Highlighting the vital and oft-neglected significance of the social context and political imperatives of historically entrenched laws The Network has engaged in thematically and methodologically path-breaking research in order to critically examine and question their contemporary efficacy and equity.  Combining various social sciences survey techniques, institutional histories, anthropological insights and various heterodox critical analytical approaches this pioneering research goes much deeper and far beyond staid legal textual analyses. By deconstructing and closely assessing complex hybrid post-colonial legal systems in developing economy contexts it poses foundational questions and identifies diverse avenues of necessary re-examination, unlike more conventional doctrinal legal scholarship that is often reduced to paraphrasing, annotating, and justifying. At the same time, it has extended attention to crucial endogenous and exogenous factors and players – institutional structures and cultures, political economies of processes and professions, personal and household features of the operators and end-users of legal systems, and imperatives of indigenous legal fraternities as well as foreign funded agencies – that mould and shape the character, priorities and prejudices of the legal system.

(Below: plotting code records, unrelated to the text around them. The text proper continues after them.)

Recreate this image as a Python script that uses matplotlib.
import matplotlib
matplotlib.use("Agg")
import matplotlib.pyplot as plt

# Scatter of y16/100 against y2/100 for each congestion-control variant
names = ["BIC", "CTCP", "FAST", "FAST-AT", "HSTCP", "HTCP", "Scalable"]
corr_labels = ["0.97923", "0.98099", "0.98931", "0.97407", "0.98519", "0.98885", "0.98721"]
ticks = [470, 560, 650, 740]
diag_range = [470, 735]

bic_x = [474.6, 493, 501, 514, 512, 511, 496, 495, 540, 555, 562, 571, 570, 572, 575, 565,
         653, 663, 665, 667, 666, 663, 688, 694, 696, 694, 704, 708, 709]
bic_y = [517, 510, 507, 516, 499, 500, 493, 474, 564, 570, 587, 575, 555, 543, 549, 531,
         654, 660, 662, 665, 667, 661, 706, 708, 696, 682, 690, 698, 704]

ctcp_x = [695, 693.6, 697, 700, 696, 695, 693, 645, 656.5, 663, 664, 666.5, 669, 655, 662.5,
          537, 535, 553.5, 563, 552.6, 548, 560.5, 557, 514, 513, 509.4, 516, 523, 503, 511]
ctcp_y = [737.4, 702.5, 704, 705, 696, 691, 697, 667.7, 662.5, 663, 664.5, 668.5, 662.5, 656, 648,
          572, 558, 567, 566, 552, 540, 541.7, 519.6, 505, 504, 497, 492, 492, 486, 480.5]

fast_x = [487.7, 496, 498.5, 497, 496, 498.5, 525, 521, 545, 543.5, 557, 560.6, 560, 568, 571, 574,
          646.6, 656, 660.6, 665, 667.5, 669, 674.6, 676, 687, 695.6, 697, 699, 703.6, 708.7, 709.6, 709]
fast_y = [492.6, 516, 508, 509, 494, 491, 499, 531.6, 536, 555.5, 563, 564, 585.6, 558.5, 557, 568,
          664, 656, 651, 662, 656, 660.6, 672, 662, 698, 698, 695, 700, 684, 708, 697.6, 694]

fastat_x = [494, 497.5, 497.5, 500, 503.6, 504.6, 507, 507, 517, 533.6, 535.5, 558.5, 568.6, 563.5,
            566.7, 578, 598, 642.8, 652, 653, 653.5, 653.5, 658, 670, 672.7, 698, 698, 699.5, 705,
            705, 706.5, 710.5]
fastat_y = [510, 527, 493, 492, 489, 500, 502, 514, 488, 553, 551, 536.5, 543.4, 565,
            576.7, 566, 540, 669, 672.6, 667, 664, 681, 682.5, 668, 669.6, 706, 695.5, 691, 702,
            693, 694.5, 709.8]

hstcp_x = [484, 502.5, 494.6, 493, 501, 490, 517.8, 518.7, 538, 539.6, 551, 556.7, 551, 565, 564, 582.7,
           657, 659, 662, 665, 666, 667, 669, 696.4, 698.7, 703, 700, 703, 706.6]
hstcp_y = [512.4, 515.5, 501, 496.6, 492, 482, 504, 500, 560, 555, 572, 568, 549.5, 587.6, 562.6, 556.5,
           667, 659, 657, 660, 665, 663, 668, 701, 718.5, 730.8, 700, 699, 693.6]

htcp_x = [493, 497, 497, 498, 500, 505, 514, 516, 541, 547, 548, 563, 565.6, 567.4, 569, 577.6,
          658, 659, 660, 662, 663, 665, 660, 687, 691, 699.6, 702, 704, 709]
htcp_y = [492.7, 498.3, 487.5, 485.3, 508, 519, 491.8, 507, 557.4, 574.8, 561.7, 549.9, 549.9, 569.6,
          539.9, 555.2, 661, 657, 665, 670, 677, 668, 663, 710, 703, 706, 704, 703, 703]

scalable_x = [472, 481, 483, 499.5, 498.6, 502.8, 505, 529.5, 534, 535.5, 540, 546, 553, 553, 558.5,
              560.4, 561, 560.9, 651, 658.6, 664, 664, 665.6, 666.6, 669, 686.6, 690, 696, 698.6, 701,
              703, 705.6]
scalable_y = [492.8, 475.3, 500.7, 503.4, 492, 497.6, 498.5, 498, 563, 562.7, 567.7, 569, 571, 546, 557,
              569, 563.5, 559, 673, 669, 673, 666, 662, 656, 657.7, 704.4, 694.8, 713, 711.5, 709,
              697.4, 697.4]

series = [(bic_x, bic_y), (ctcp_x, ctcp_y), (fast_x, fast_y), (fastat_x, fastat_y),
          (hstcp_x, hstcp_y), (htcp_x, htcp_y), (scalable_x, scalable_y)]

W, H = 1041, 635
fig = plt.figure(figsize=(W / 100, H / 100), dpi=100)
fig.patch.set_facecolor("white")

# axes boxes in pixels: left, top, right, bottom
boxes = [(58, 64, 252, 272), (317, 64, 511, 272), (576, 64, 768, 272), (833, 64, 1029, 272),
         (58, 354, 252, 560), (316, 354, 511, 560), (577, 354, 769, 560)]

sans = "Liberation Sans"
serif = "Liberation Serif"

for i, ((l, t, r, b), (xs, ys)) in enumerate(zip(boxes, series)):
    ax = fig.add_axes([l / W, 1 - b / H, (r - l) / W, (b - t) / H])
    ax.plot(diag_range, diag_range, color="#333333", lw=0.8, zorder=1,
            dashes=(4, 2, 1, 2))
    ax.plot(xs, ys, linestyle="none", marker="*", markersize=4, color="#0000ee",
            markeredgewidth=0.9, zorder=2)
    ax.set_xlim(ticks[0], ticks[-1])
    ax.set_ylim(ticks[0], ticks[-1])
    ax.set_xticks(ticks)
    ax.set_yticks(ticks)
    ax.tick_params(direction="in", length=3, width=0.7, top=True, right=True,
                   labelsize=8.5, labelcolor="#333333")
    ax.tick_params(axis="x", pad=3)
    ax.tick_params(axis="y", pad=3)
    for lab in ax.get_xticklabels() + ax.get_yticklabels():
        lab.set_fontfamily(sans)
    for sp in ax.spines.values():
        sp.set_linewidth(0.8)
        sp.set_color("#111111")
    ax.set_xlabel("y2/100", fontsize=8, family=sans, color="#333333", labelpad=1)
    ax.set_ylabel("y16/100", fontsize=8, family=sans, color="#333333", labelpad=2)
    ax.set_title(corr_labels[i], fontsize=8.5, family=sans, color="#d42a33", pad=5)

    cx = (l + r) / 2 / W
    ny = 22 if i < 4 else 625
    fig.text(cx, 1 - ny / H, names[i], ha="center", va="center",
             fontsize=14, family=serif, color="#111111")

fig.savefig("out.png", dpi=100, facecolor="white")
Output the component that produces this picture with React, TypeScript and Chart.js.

This research has also underlined the value of evaluating the nature and quality of legal education and scholarship generated by a milieu and its impact on the eventual nature and quality of its legal processes and remedies; as also on the generation and sustaining of particular legal arrangements, hegemonies and hierarchies. In addition, The Network has undertaken extensive evaluations of the human capacity and pedagogical challenges obstructing the evolution of legal education in South Asian law schools and professional legal training academies and institutes and proposed new directions and approaches.